JAKARTA, KOMPAS.com - Wakil Ketua Komisi II DPR RI dari fraksi Partai Kebangkitan Bangsa (PKB) Yanuar Prihatin menilai bahwa tak ada alasan yang memadai di balik wacana percepatan pemilihan kepala daerah (Pilkada) 2024 dari jadwal semula 27 November 2024 ke bulan September 2024.
Menurutnya, ada solusi yang bisa dilakukan jika alasan di balik percepatan Pilkada itu adalah mengurangi potensi meluaskan kerusuhan dan kurangnya personel keamanan.
"Pilkada November 2024 bisa saja dijadikan dua kali pilkada. Ada gelombang pertama sebagai tahap awal. Kemudian, disusul gelombang pilkada tahap kedua yang dilaksanakan pada 27 November 2024," kata Yanuar dalam keterangan tertulis kepada Kompas.com, Rabu (30/8/2023).
"Gelombang pertama bisa saja digelar satu atau dua minggu sebelum 27 November 2024, jangka waktu yang sangat cukup bagi aparat kepolisian dan TNI memobilisasi pasukannya yang terbatas jumlahnya itu," ujarnya melanjutkan.
Dengan dua tahapan pilkada, ia mengatakan, setidaknya aparat keamanan bisa memperoleh perbantuan pasukan dari wilayah lain yang belum menggelar pemungutan suara.
Baca juga: Anggota Komisi II Sebut Ada Wacana Percepat Percepat Pilkada 2024 Lewat Perppu
Lebih lanjut, ia mengatakan, wacana mempercepat justru dipertanyakan karena bisa ditafsirkan politis.
Pasalnya, mempercepat Pilkada 2024 ke bulan September berarti melaksanakan pilkada di bawah rezim pemerintahan yang masih berkuasa.
Sementara itu, jika dilangsungkan sesuai jadwal, Pilkada 2024 akan dilaksanakan dalam naungan pemerintahan yang baru terbentuk hasil Pemilu 14 Februari 2024.
Dari sudut pandang itu, menurutnya, pilkada menguntungkan bagi konsolidasi demokrasi, netralitas pemerintah hingga kebebasan partai politik mengusung calon kepala daerah.
"Namun, bila pilkada serentak dilaksanakan pada September 2024, itu berarti masih dalam rentang kendali pemerintahan yang sekarang.

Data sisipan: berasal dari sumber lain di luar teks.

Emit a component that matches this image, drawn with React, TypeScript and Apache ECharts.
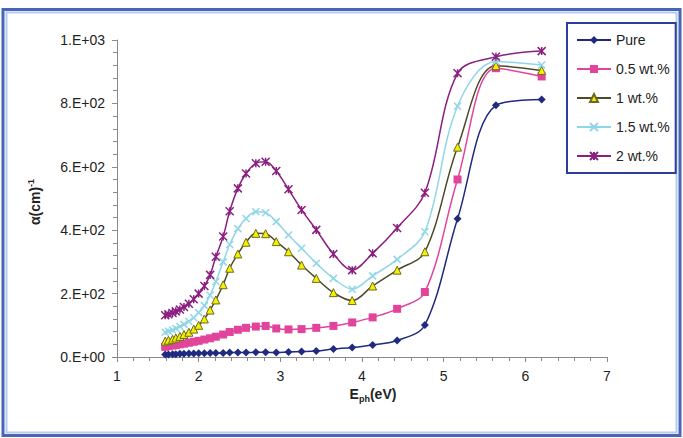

Secara politik tentu saja pemerintahan saat ini sedang dalam puncak konsolidasi yang kokoh. Tidak mungkin bebas kepentingan dalam pilkada serentak yang akan berlangsung itu," kata Yanuar.
Baca juga: Wacana Jadwal Pilkada 2024 Dimajukan Semakin Nyata
Di sisi lain, ia mengklaim, belum ada forum resmi yang digelar antara pemerintah dan DPR terkait rencana penerbitan Peraturan Pemerintah Pengganti Undang-undang (Perppu) untuk merevisi jadwal Pilkada 2024 sebagaimana diatur di dalam UU Pilkada.
Namun, Yanuar mengakui bahwa sudah ada wacana dan komunikasi-komunikasi informal berkaitan usulan penundaan tersebut.
Untuk diketahui, alasan keamanan sebelumnya disinggung oleh Komisi Pemilihan Umum (KPU) dan Badan Pengawas Pemilu (Bawaslu).
Kedua lembaga penyelenggara pemilu itu menyoroti bahwa intensitas konflik dalam penyelenggaraan pilkada selalu lebih tinggi ketimbang pemilu berskala nasional.
Apalagi, pada 2024 nanti, total ada 37 provinsi (minus DI Yogyakarta), 415 kabupaten, dan 98 kota yang bakal berpartisipasi dalam pilkada serentak seluruh daerah sepanjang sejarah Indonesia ini.